Screamin' and Yellen

So who does Dimon blame for the collapse of Silicon Valley Bank, Signature Bank, and Credit Suisse? Well, not the banks, exactly. Nor their panicky, wealthy depositors, either. Sure, banks failed to adjust for The Fed's (none-too-surprising) rate-hiking adventure, leaving their large portfolios of US treasury bonds exposed and plummeting in value as money got more expensive. But regulators encouraged such behavior, Dimon insists, and conducted annual stress tests that failed to account for the implications of rate hikes. "This is not to absolve bank management -- it's just to make clear that this wasn't the finest hour for many players," Dimon wrote.

Ominously, "America's Banker" claimed that the crisis is "not yet over." But that's just one man's take. Actual Treasury Secretary Janet Yellen also made public remarks about the banking mess on Tuesday, inadvertently placing her and the elder Wall Street statesmen at loggerheads:

  • "We should not aim for a regulatory regime that eliminates all failure but one that reduces the chance of failure and the odds of contagion," Dimon wrote, adding that increased or knee-jerk regulations could exacerbate big banks' shrinking appetite for more democratic consumer services, like home mortgage lending.
  • Yellen took a different tack, claiming "matters are stabilizing," and adding that officials "need to decide what regulatory and supervisory changes need to be put in place that maybe this episode has highlighted. But we don't have a weak banking system."

Sunday Nights on HBO: Succession is on everyone's minds these days, including the 67-year-old Dimon. He assured in his letter that the question of his eventual replacement "is on the agenda every time board members meet -- both when they are with me and when I am not in the room." It's a question that is now almost a decade old.

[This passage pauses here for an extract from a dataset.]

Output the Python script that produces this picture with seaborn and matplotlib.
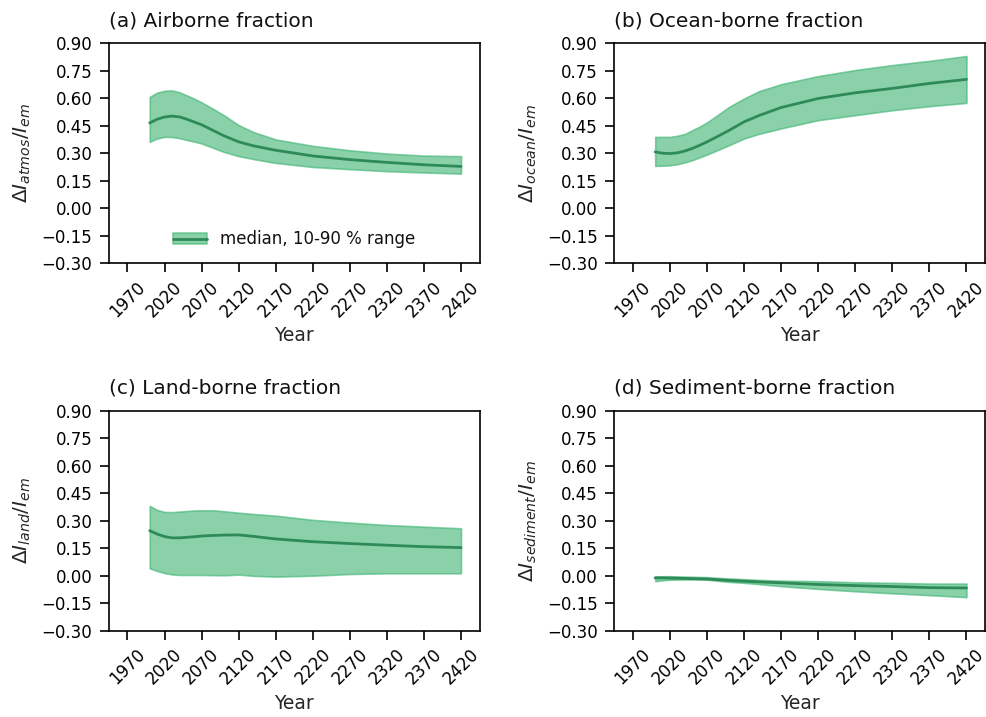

Frankly, My Dear: Perhaps explaining why Dimon's note was particularly prickly this year is a certain arraignment that occurred in Lower Manhattan Tuesday afternoon when the Department of Justice charged Charlie Javice, founder of college financial planning platform Frank, with defrauding JPMorgan of $175 million when the bank acquired the start-up in 2021. Oh, did you think we were talking about a different arraignment?